DESCRIPTION OF THE TASK:
Restate the listing below word for word, omitting any images.

DATASET EXTRACT:
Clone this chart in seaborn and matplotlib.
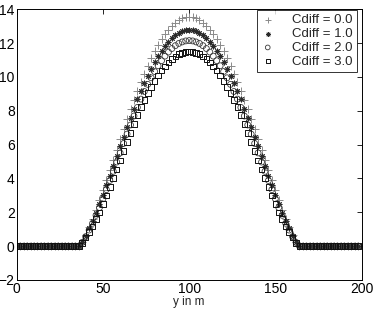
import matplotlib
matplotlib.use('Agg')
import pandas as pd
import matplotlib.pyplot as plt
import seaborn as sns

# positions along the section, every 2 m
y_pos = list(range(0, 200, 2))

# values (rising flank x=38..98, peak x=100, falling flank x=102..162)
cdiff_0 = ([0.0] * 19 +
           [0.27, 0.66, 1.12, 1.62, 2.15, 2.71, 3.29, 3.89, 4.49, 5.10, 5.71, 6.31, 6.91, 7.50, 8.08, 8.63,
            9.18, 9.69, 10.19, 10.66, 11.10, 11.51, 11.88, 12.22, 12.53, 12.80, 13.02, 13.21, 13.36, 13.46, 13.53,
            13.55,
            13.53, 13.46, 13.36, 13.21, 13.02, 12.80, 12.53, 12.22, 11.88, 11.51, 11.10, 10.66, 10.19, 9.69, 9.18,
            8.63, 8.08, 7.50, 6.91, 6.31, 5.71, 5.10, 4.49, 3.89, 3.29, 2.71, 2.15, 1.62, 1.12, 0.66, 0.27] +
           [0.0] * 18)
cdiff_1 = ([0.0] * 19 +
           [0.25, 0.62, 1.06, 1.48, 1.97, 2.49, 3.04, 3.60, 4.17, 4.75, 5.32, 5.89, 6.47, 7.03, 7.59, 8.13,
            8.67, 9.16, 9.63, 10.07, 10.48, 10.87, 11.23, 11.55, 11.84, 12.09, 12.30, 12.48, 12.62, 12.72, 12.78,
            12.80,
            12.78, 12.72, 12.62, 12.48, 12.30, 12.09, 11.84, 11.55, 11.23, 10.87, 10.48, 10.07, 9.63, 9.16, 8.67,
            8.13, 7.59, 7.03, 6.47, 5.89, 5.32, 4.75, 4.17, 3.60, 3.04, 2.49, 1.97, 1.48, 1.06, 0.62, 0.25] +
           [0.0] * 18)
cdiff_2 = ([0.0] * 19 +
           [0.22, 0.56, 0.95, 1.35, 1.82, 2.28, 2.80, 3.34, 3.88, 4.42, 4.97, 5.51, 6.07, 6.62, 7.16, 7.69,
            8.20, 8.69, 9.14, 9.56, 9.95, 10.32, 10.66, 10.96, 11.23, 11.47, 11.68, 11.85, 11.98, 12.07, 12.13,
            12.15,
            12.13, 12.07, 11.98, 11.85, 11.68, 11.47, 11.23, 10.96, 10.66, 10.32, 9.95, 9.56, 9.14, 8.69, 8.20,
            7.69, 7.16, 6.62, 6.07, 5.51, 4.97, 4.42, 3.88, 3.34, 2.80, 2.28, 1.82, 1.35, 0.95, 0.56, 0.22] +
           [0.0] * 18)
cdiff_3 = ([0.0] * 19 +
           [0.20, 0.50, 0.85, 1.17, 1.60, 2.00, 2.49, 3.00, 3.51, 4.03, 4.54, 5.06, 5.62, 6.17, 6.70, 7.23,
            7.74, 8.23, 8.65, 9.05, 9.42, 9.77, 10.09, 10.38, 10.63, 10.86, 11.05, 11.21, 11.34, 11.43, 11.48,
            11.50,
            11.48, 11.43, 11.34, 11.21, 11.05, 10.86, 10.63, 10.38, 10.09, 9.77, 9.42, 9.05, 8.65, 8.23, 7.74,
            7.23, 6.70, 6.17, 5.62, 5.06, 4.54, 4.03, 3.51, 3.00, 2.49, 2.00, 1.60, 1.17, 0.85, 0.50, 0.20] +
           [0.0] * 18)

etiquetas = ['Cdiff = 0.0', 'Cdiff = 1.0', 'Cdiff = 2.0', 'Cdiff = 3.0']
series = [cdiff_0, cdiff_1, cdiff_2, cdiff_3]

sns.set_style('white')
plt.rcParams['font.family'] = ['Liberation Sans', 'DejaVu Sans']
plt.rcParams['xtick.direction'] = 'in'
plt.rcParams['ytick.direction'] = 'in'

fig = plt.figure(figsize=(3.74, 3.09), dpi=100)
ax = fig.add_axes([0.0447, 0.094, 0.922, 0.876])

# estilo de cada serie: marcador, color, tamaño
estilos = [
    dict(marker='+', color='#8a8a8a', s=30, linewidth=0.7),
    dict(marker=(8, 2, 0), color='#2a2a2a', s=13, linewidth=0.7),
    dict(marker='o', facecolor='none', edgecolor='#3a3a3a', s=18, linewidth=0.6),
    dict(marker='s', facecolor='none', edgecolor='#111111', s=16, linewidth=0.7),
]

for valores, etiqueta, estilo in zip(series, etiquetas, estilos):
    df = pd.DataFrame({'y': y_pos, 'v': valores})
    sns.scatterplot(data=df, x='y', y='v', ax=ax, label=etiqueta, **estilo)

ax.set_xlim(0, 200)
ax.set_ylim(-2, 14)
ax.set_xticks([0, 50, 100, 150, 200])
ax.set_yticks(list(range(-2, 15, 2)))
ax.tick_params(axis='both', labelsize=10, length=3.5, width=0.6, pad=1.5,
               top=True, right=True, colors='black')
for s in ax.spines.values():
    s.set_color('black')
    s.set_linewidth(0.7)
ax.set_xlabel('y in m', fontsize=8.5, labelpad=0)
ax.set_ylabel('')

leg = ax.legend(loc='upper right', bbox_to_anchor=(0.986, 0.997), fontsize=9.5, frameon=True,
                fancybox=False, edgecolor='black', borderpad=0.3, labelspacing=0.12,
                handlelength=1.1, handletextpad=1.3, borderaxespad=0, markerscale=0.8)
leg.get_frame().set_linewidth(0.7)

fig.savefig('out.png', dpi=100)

EXERCISE RESULT:
Clone this chart in seaborn and matplotlib.
import matplotlib
matplotlib.use('Agg')
import pandas as pd
import matplotlib.pyplot as plt
import seaborn as sns

# positions along the section, every 2 m
y_pos = list(range(0, 200, 2))

# values (rising flank x=38..98, peak x=100, falling flank x=102..162)
cdiff_0 = ([0.0] * 19 +
           [0.27, 0.66, 1.12, 1.62, 2.15, 2.71, 3.29, 3.89, 4.49, 5.10, 5.71, 6.31, 6.91, 7.50, 8.08, 8.63,
            9.18, 9.69, 10.19, 10.66, 11.10, 11.51, 11.88, 12.22, 12.53, 12.80, 13.02, 13.21, 13.36, 13.46, 13.53,
            13.55,
            13.53, 13.46, 13.36, 13.21, 13.02, 12.80, 12.53, 12.22, 11.88, 11.51, 11.10, 10.66, 10.19, 9.69, 9.18,
            8.63, 8.08, 7.50, 6.91, 6.31, 5.71, 5.10, 4.49, 3.89, 3.29, 2.71, 2.15, 1.62, 1.12, 0.66, 0.27] +
           [0.0] * 18)
cdiff_1 = ([0.0] * 19 +
           [0.25, 0.62, 1.06, 1.48, 1.97, 2.49, 3.04, 3.60, 4.17, 4.75, 5.32, 5.89, 6.47, 7.03, 7.59, 8.13,
            8.67, 9.16, 9.63, 10.07, 10.48, 10.87, 11.23, 11.55, 11.84, 12.09, 12.30, 12.48, 12.62, 12.72, 12.78,
            12.80,
            12.78, 12.72, 12.62, 12.48, 12.30, 12.09, 11.84, 11.55, 11.23, 10.87, 10.48, 10.07, 9.63, 9.16, 8.67,
            8.13, 7.59, 7.03, 6.47, 5.89, 5.32, 4.75, 4.17, 3.60, 3.04, 2.49, 1.97, 1.48, 1.06, 0.62, 0.25] +
           [0.0] * 18)
cdiff_2 = ([0.0] * 19 +
           [0.22, 0.56, 0.95, 1.35, 1.82, 2.28, 2.80, 3.34, 3.88, 4.42, 4.97, 5.51, 6.07, 6.62, 7.16, 7.69,
            8.20, 8.69, 9.14, 9.56, 9.95, 10.32, 10.66, 10.96, 11.23, 11.47, 11.68, 11.85, 11.98, 12.07, 12.13,
            12.15,
            12.13, 12.07, 11.98, 11.85, 11.68, 11.47, 11.23, 10.96, 10.66, 10.32, 9.95, 9.56, 9.14, 8.69, 8.20,
            7.69, 7.16, 6.62, 6.07, 5.51, 4.97, 4.42, 3.88, 3.34, 2.80, 2.28, 1.82, 1.35, 0.95, 0.56, 0.22] +
           [0.0] * 18)
cdiff_3 = ([0.0] * 19 +
           [0.20, 0.50, 0.85, 1.17, 1.60, 2.00, 2.49, 3.00, 3.51, 4.03, 4.54, 5.06, 5.62, 6.17, 6.70, 7.23,
            7.74, 8.23, 8.65, 9.05, 9.42, 9.77, 10.09, 10.38, 10.63, 10.86, 11.05, 11.21, 11.34, 11.43, 11.48,
            11.50,
            11.48, 11.43, 11.34, 11.21, 11.05, 10.86, 10.63, 10.38, 10.09, 9.77, 9.42, 9.05, 8.65, 8.23, 7.74,
            7.23, 6.70, 6.17, 5.62, 5.06, 4.54, 4.03, 3.51, 3.00, 2.49, 2.00, 1.60, 1.17, 0.85, 0.50, 0.20] +
           [0.0] * 18)

etiquetas = ['Cdiff = 0.0', 'Cdiff = 1.0', 'Cdiff = 2.0', 'Cdiff = 3.0']
series = [cdiff_0, cdiff_1, cdiff_2, cdiff_3]

sns.set_style('white')
plt.rcParams['font.family'] = ['Liberation Sans', 'DejaVu Sans']
plt.rcParams['xtick.direction'] = 'in'
plt.rcParams['ytick.direction'] = 'in'

fig = plt.figure(figsize=(3.74, 3.09), dpi=100)
ax = fig.add_axes([0.0447, 0.094, 0.922, 0.876])

# estilo de cada serie: marcador, color, tamaño
estilos = [
    dict(marker='+', color='#8a8a8a', s=30, linewidth=0.7),
    dict(marker=(8, 2, 0), color='#2a2a2a', s=13, linewidth=0.7),
    dict(marker='o', facecolor='none', edgecolor='#3a3a3a', s=18, linewidth=0.6),
    dict(marker='s', facecolor='none', edgecolor='#111111', s=16, linewidth=0.7),
]

for valores, etiqueta, estilo in zip(series, etiquetas, estilos):
    df = pd.DataFrame({'y': y_pos, 'v': valores})
    sns.scatterplot(data=df, x='y', y='v', ax=ax, label=etiqueta, **estilo)

ax.set_xlim(0, 200)
ax.set_ylim(-2, 14)
ax.set_xticks([0, 50, 100, 150, 200])
ax.set_yticks(list(range(-2, 15, 2)))
ax.tick_params(axis='both', labelsize=10, length=3.5, width=0.6, pad=1.5,
               top=True, right=True, colors='black')
for s in ax.spines.values():
    s.set_color('black')
    s.set_linewidth(0.7)
ax.set_xlabel('y in m', fontsize=8.5, labelpad=0)
ax.set_ylabel('')

leg = ax.legend(loc='upper right', bbox_to_anchor=(0.986, 0.997), fontsize=9.5, frameon=True,
                fancybox=False, edgecolor='black', borderpad=0.3, labelspacing=0.12,
                handlelength=1.1, handletextpad=1.3, borderaxespad=0, markerscale=0.8)
leg.get_frame().set_linewidth(0.7)

fig.savefig('out.png', dpi=100)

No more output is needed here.